According to Deven Choksey of KR Choksey Securities uncertainty is playing its role at this point of time. "I think such kind of situation is not good for the market and this uncertainty would mean that people would stay nervous for some time," he said. Choksey added that as of now, nothing has changed as far as the market is concerned except the sentiment. "In my viewpoint stability will only make sentiments better. Till such time, it is not something which one can calculate where we are heading. But largely, the fundamentals are in place, so we are not too worried," he explained.
Commenting on the mood among traders, Choksey said, "Those who are long stay long; they don't want to easily get out of the market. Those who have taken calculative positions certainly are not interested in getting out of the market so easily. At the same time, most of those people who were short in the last three days of upsides did the short covering as well. So to a greater extent, I think there is reluctance as far as the short going is concerned in this market from the traders."
"In last three days, the way markets has moved up people didn't get much of a chance to get into the market in a big way because everyday it would open with a gap. So to a certain extent, the situation at this point of time is not asking for an additional mark to market margin," said Choksey.
A sub-prime lender is one who lends to borrowers who do not qualify for loans from mainstream lenders. Some are independent, but increasingly they are affiliates of mainstream lenders operating under different names. Sub-prime lenders seldom if ever identify themselves as such. The only clear giveaway is their prices, which are uniformly higher than those quoted by mainstream lenders.
The fall was inline with the Europe meltdown on news that BNP Paribas has freezed 3 asset backed funds on US subprime losses. BNP Paribas SA, France's biggest bank, halted withdrawals from three investment funds because it can't "fairly'' value their holdings, as concern over US subprime mortgage losses roils credit markets. This immediately raised concerns that the problems of the US subprime mortgage market are still spreading.
Selling was seen in scrips across sectors. Leading the downtrend were IT, oil & gas and FMCG stocks. The broader markets also sild and ended lower.
Sensex was down 207.83 points or 1.36% at 15100.15, and the Nifty down 58.90 points or 1.32% at 4403.20.
The BSE Midcap Index ended at 6,559.58 down 1.6% and BSE Smallcap Index ended at 7,964.12 down 1%.
Neeraj Deewan of Quantum Securities is of the view, "We have been recommending our clients to stay away from the market for sometime and not do any trading in this market because the market is highly volatile and it depends on the global market; okay in the morning and then some news flow comes in from the global market then fall about 400 points down."
He further added, "So there is no point trading in this market definitely stock specific, I think even for a medium-term there is a good opportunity to buy stocks, as the result season has just finished. So having seen the results, we know the companies which are doing better. So be stock specific when picking your stocks."
According to Deven Choksey of KR Choksey Securities uncertainty is playing its role at this point of time. "I think such kind of situation is not good for the market and this uncertainty would mean that people would stay nervous for some time," he said.
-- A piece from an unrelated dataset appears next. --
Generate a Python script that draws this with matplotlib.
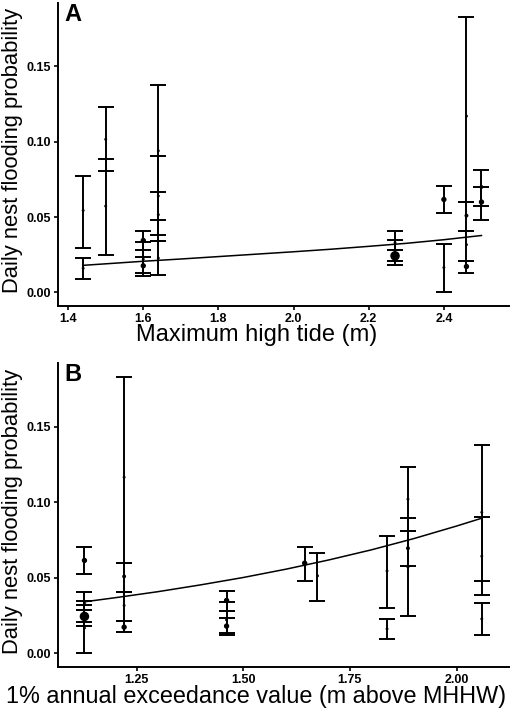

Choksey added that as of now, nothing has changed as far as the market is concerned except the sentiment. "In my viewpoint stability will only make sentiments better. Till such time, it is not something which one can calculate where we are heading. But largely, the fundamentals are in place, so we are not too worried," he explained.
Commenting on the mood among traders, Choksey said, "Those who are long stay long; they don't want to easily get out of the market. Those who have taken calculative positions certainly are not interested in getting out of the market so easily. At the same time, most of those people who were short in the last three days of upsides did the short covering as well. So to a greater extent, I think there is reluctance as far as the short going is concerned in this market from the traders."
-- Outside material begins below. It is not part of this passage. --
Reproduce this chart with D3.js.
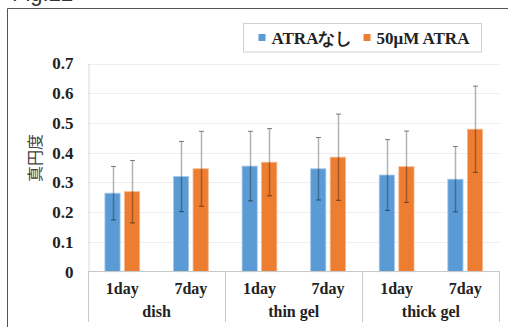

"In last three days, the way markets has moved up people didn't get much of a chance to get into the market in a big way because everyday it would open with a gap. So to a certain extent, the situation at this point of time is not asking for an additional mark to market margin," said Choksey.
A sub-prime lender is one who lends to borrowers who do not qualify for loans from mainstream lenders. Some are independent, but increasingly they are affiliates of mainstream lenders operating under different names. Sub-prime lenders seldom if ever identify themselves as such. The only clear giveaway is their prices, which are uniformly higher than those quoted by mainstream lenders.